I’ve been following articles on the Flipped Classroom Model for some time now. Because my school has a 1:1 MacBook Pro environment, flipped classrooms are very feasible – students have continual access to technology both at home and at school. While I see the advantages of a Flipped Classroom, I note weaknesses that must be addressed.
In a Flipped Classroom, students view instructional videos at home. Classroom time is then used for cooperative learning or project-based learning where students move beyond the knowledge-level mastery to analysis, synthesis, and evaluation. Rather than lecture during student contact time, teachers directly interact with individual students and student groups. As a proponent of cooperative- and project-based learning, I’m excited by the idea.
My concern is that proponents of Flipped Classrooms implement an “all or nothing” approach. A video from the Learning Place and one formal research piece, indicate that all lecture videos are viewed at home. A Flipped Classroom assumes that all students will view the videos at home. It also assumes that students have adequate listening skills.
I propose that educators start talking more about Flipped Lessons than Flipped Classrooms.
By discussing Flipped Lessons, the idea of video lecture and active classroom learning becomes one more powerful tool in an educator’s toolbox.
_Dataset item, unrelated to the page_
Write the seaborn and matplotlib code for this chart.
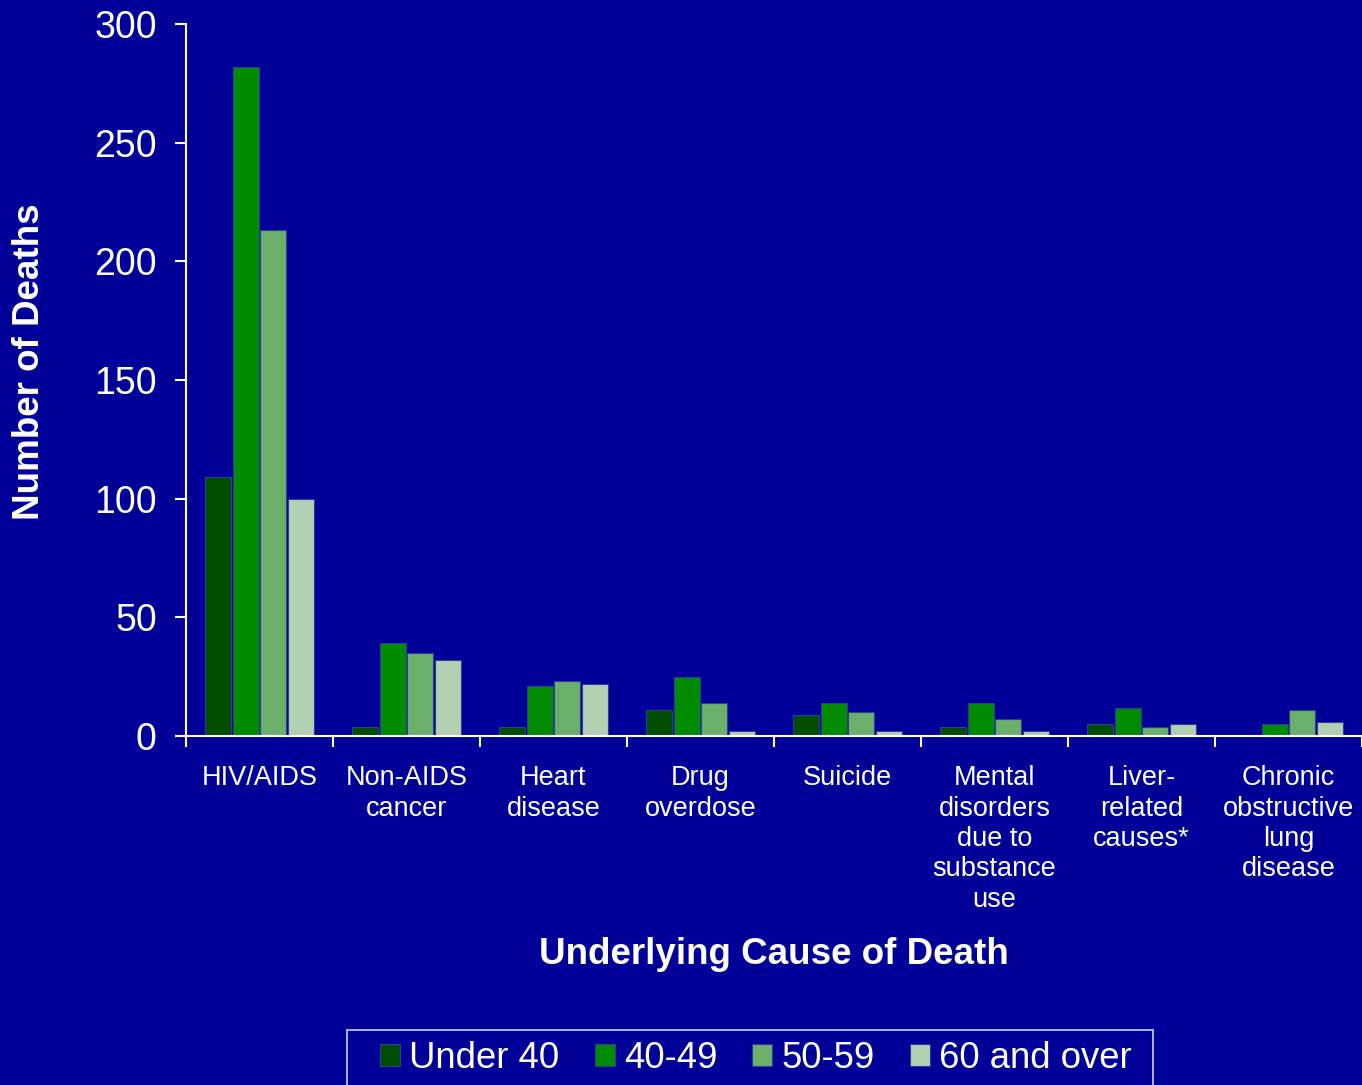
import numpy as np
import pandas as pd
import matplotlib
matplotlib.use("Agg")
import matplotlib.pyplot as plt
import seaborn as sns
from matplotlib.patches import Rectangle

# ── Data ──────────────────────────────────────────────────────────────────────
causes = [
    "HIV/AIDS", "Non-AIDS\ncancer", "Heart\ndisease", "Drug\noverdose",
    "Suicide", "Mental\ndisorders\ndue to\nsubstance\nuse",
    "Liver-\nrelated\ncauses*", "Chronic\nobstructive\nlung\ndisease",
]
age_groups = ["Under 40", "40-49", "50-59", "60 and over"]
under_40 = [109, 4, 4, 11, 9, 4, 5, 0]
age_40_49 = [282, 39, 21, 25, 14, 14, 12, 5]
age_50_59 = [213, 35, 23, 14, 10, 7, 4, 11]
age_60_up = [100, 32, 22, 2, 2, 2, 5, 6]

BG = "#000099"
colors = ["#004d00", "#008c00", "#6ab06a", "#b3d0b3"]

rows = []
for grp, vals in zip(age_groups, [under_40, age_40_49, age_50_59, age_60_up]):
    for cause, v in zip(causes, vals):
        rows.append({"cause": cause, "age": grp, "deaths": v})
df = pd.DataFrame(rows)

# ── Plot ──────────────────────────────────────────────────────────────────────
sns.set_theme(style="white")
plt.rcParams["font.family"] = ["Liberation Sans", "DejaVu Sans"]

W, H = 1362, 1085
fig = plt.figure(figsize=(W / 100, H / 100), dpi=100, facecolor=BG)
ax = fig.add_axes([186 / W, 1 - 736 / H, 1 - 186 / W, (736 - 24) / H])
ax.set_facecolor(BG)

sns.barplot(
    data=df, x="cause", y="deaths", hue="age", order=causes,
    hue_order=age_groups, palette=colors, saturation=1, width=0.75, gap=0.07,
    edgecolor="#2a3f8f", linewidth=0.8, ax=ax, legend=True,
)

ax.set_xlim(-0.5, 7.5)
ax.set_ylim(0, 300)
ax.set_yticks([0, 50, 100, 150, 200, 250, 300])

for s in ["top", "right"]:
    ax.spines[s].set_visible(False)
for s in ["left", "bottom"]:
    ax.spines[s].set_color("white")
    ax.spines[s].set_linewidth(1.5)

ax.tick_params(axis="y", colors="white", labelsize=27, length=8, width=1.5,
               direction="out", left=True, pad=13)
ax.tick_params(axis="x", which="major", colors="white", labelsize=19.5,
               length=0, pad=21)
ax.set_xticks(np.arange(-0.5, 8.0, 1.0), minor=True)
ax.tick_params(axis="x", which="minor", colors="white", length=8, width=1.5,
               direction="out", bottom=True)
for lbl in ax.get_xticklabels():
    lbl.set_linespacing(1.22)
    lbl.set_verticalalignment("top")

ax.set_xlabel("Underlying Cause of Death", color="white", fontsize=26.5,
              fontweight="bold")
ax.set_ylabel("Number of Deaths", color="white", fontsize=26.5,
              fontweight="bold")
ax.xaxis.set_label_coords(0.5, (736 - 955) / 712, transform=ax.transAxes)
ax.xaxis.label.set_verticalalignment("center")
ax.yaxis.set_label_coords((30 - 186) / 1176, (736 - 362) / 712)
ax.yaxis.label.set_verticalalignment("center")

# legend: frameless, with its box drawn separately so the padding matches
handles, labels = ax.get_legend_handles_labels()
ax.get_legend().remove()
leg = fig.legend(
    handles, labels, loc="center", bbox_to_anchor=(756 / W, 1 - 1058 / H),
    borderaxespad=0, ncol=4, fontsize=26.3, frameon=False,
    handlelength=0.55, handleheight=0.55, handletextpad=0.25,
    columnspacing=0.96, borderpad=0,
)
for t in leg.get_texts():
    t.set_color("white")
fig.patches.append(Rectangle(
    (347 / W, -0.01), (1153 - 347) / W, (H - 1030) / H + 0.01,
    transform=fig.transFigure, facecolor="none", edgecolor="#d0d0e0",
    linewidth=1.2,
))

fig.savefig("out.png", dpi=100, facecolor=BG)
Some lessons will be most effective if cooperative groups revolve around books. Other lessons may be most effective if students construct meaning without any teacher lecture.
Flipped Lessons enable teachers to better differentiate instruction within the classroom. An ISTE video was the first I found that mentions the Flipped Classroom approach as a way to differentiate learning. Groups of students may watch brainpop videos, watch teacher-made videos, or engage in specific research tasks while the teacher works with students who need extended instruction or who need a review of specific objectives. Not all videos need to be watched at home. Not all students need the same videos.
When videos are viewed in the classroom rather than at home, students can be paired to watch lectures. In Focus, Mike Schmoker recommends lecture “punctuated by frequent opportunities for students to pair, share, and process their learning.” A lecture watched in an isolated setting will be understood to the extent allowed by the viewer’s listening capacity.
In Rick Hess’s predictions for 2012, he asserts that educators and policymakers will question the flipped classroom approach because of “worry that the model doesn’t work for kids who don’t do the requisite work at home.” If we can discuss Flipped Lessons rather than fully Flipped Classrooms, this powerful teaching tool is much more likely to implemented on a large scale.